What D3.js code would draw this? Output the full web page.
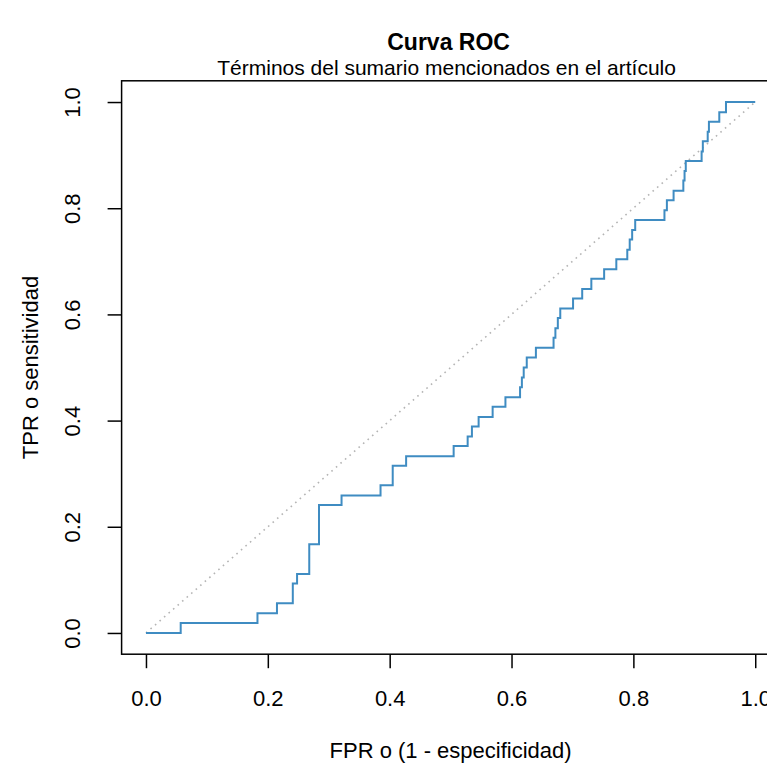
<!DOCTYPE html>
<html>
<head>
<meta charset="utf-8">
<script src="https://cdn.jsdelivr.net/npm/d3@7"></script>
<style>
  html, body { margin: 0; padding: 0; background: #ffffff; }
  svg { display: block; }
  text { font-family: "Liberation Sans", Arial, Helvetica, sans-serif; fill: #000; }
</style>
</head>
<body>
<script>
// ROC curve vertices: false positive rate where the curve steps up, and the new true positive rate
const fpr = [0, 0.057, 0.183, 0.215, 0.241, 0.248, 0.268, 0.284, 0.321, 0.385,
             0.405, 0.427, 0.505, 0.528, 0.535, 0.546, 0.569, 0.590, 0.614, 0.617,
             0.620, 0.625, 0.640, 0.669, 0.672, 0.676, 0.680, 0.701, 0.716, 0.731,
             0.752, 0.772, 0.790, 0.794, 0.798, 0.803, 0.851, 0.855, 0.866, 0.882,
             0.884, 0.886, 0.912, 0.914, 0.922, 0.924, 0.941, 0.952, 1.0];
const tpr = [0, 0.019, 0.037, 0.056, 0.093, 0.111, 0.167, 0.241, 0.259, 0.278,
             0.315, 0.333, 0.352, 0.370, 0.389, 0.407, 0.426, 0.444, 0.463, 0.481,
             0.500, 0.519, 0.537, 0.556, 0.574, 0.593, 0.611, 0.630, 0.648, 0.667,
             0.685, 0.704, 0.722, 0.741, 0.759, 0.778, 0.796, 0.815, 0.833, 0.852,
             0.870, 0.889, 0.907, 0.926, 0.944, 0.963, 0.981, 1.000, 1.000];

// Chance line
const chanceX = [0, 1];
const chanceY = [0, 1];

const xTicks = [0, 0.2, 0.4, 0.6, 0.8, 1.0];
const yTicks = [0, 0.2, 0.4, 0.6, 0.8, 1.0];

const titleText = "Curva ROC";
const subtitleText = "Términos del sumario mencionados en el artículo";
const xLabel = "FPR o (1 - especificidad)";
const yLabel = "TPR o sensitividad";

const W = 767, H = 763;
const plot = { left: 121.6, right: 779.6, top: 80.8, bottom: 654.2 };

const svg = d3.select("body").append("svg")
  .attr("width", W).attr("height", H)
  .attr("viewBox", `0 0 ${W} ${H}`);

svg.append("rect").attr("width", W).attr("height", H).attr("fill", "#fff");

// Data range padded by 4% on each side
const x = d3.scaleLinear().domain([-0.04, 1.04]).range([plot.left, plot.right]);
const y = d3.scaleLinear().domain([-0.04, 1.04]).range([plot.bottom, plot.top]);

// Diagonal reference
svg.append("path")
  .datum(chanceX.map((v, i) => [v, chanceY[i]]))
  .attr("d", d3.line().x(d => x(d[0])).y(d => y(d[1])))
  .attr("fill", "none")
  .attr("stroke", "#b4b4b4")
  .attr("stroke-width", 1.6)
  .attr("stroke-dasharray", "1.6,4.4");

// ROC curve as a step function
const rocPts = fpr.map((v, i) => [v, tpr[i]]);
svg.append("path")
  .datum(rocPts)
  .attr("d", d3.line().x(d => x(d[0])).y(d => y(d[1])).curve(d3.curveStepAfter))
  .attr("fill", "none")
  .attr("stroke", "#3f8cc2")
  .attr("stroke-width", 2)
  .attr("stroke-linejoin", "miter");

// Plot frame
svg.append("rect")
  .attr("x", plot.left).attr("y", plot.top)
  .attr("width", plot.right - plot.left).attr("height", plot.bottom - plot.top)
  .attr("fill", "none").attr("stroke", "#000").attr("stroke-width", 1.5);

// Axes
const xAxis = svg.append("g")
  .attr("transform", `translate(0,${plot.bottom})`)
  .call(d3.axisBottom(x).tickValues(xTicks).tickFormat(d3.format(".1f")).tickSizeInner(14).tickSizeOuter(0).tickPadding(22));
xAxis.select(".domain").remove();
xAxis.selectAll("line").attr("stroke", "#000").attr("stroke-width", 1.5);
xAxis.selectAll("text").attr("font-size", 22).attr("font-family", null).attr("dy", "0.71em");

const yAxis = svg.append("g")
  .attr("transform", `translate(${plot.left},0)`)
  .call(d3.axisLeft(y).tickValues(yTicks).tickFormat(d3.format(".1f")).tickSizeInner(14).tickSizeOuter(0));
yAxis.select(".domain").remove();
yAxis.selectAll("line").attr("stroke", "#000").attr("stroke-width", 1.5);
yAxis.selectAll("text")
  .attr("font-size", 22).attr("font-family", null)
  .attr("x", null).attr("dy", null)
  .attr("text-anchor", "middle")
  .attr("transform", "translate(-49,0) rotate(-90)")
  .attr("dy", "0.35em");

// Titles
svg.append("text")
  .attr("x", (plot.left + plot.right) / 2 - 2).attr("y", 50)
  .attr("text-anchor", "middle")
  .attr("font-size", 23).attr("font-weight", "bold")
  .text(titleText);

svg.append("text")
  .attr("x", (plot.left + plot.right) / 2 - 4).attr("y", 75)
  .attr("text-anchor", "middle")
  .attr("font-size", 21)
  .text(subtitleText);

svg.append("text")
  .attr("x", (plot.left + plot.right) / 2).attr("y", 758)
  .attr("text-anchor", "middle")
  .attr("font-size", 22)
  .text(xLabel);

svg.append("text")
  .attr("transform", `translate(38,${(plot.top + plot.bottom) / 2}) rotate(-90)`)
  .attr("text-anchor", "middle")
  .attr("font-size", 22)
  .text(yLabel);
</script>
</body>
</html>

* * *

*STATED PROBLEM:* Transcribe each line above verbatim, with the pictures left out.

*CORRECT RESULT:*
What D3.js code would draw this? Output the full web page.
<!DOCTYPE html>
<html>
<head>
<meta charset="utf-8">
<script src="https://cdn.jsdelivr.net/npm/d3@7"></script>
<style>
  html, body { margin: 0; padding: 0; background: #ffffff; }
  svg { display: block; }
  text { font-family: "Liberation Sans", Arial, Helvetica, sans-serif; fill: #000; }
</style>
</head>
<body>
<script>
// ROC curve vertices: false positive rate where the curve steps up, and the new true positive rate
const fpr = [0, 0.057, 0.183, 0.215, 0.241, 0.248, 0.268, 0.284, 0.321, 0.385,
             0.405, 0.427, 0.505, 0.528, 0.535, 0.546, 0.569, 0.590, 0.614, 0.617,
             0.620, 0.625, 0.640, 0.669, 0.672, 0.676, 0.680, 0.701, 0.716, 0.731,
             0.752, 0.772, 0.790, 0.794, 0.798, 0.803, 0.851, 0.855, 0.866, 0.882,
             0.884, 0.886, 0.912, 0.914, 0.922, 0.924, 0.941, 0.952, 1.0];
const tpr = [0, 0.019, 0.037, 0.056, 0.093, 0.111, 0.167, 0.241, 0.259, 0.278,
             0.315, 0.333, 0.352, 0.370, 0.389, 0.407, 0.426, 0.444, 0.463, 0.481,
             0.500, 0.519, 0.537, 0.556, 0.574, 0.593, 0.611, 0.630, 0.648, 0.667,
             0.685, 0.704, 0.722, 0.741, 0.759, 0.778, 0.796, 0.815, 0.833, 0.852,
             0.870, 0.889, 0.907, 0.926, 0.944, 0.963, 0.981, 1.000, 1.000];

// Chance line
const chanceX = [0, 1];
const chanceY = [0, 1];

const xTicks = [0, 0.2, 0.4, 0.6, 0.8, 1.0];
const yTicks = [0, 0.2, 0.4, 0.6, 0.8, 1.0];

const titleText = "Curva ROC";
const subtitleText = "Términos del sumario mencionados en el artículo";
const xLabel = "FPR o (1 - especificidad)";
const yLabel = "TPR o sensitividad";

const W = 767, H = 763;
const plot = { left: 121.6, right: 779.6, top: 80.8, bottom: 654.2 };

const svg = d3.select("body").append("svg")
  .attr("width", W).attr("height", H)
  .attr("viewBox", `0 0 ${W} ${H}`);

svg.append("rect").attr("width", W).attr("height", H).attr("fill", "#fff");

// Data range padded by 4% on each side
const x = d3.scaleLinear().domain([-0.04, 1.04]).range([plot.left, plot.right]);
const y = d3.scaleLinear().domain([-0.04, 1.04]).range([plot.bottom, plot.top]);

// Diagonal reference
svg.append("path")
  .datum(chanceX.map((v, i) => [v, chanceY[i]]))
  .attr("d", d3.line().x(d => x(d[0])).y(d => y(d[1])))
  .attr("fill", "none")
  .attr("stroke", "#b4b4b4")
  .attr("stroke-width", 1.6)
  .attr("stroke-dasharray", "1.6,4.4");

// ROC curve as a step function
const rocPts = fpr.map((v, i) => [v, tpr[i]]);
svg.append("path")
  .datum(rocPts)
  .attr("d", d3.line().x(d => x(d[0])).y(d => y(d[1])).curve(d3.curveStepAfter))
  .attr("fill", "none")
  .attr("stroke", "#3f8cc2")
  .attr("stroke-width", 2)
  .attr("stroke-linejoin", "miter");

// Plot frame
svg.append("rect")
  .attr("x", plot.left).attr("y", plot.top)
  .attr("width", plot.right - plot.left).attr("height", plot.bottom - plot.top)
  .attr("fill", "none").attr("stroke", "#000").attr("stroke-width", 1.5);

// Axes
const xAxis = svg.append("g")
  .attr("transform", `translate(0,${plot.bottom})`)
  .call(d3.axisBottom(x).tickValues(xTicks).tickFormat(d3.format(".1f")).tickSizeInner(14).tickSizeOuter(0).tickPadding(22));
xAxis.select(".domain").remove();
xAxis.selectAll("line").attr("stroke", "#000").attr("stroke-width", 1.5);
xAxis.selectAll("text").attr("font-size", 22).attr("font-family", null).attr("dy", "0.71em");

const yAxis = svg.append("g")
  .attr("transform", `translate(${plot.left},0)`)
  .call(d3.axisLeft(y).tickValues(yTicks).tickFormat(d3.format(".1f")).tickSizeInner(14).tickSizeOuter(0));
yAxis.select(".domain").remove();
yAxis.selectAll("line").attr("stroke", "#000").attr("stroke-width", 1.5);
yAxis.selectAll("text")
  .attr("font-size", 22).attr("font-family", null)
  .attr("x", null).attr("dy", null)
  .attr("text-anchor", "middle")
  .attr("transform", "translate(-49,0) rotate(-90)")
  .attr("dy", "0.35em");

// Titles
svg.append("text")
  .attr("x", (plot.left + plot.right) / 2 - 2).attr("y", 50)
  .attr("text-anchor", "middle")
  .attr("font-size", 23).attr("font-weight", "bold")
  .text(titleText);

svg.append("text")
  .attr("x", (plot.left + plot.right) / 2 - 4).attr("y", 75)
  .attr("text-anchor", "middle")
  .attr("font-size", 21)
  .text(subtitleText);

svg.append("text")
  .attr("x", (plot.left + plot.right) / 2).attr("y", 758)
  .attr("text-anchor", "middle")
  .attr("font-size", 22)
  .text(xLabel);

svg.append("text")
  .attr("transform", `translate(38,${(plot.top + plot.bottom) / 2}) rotate(-90)`)
  .attr("text-anchor", "middle")
  .attr("font-size", 22)
  .text(yLabel);
</script>
</body>
</html>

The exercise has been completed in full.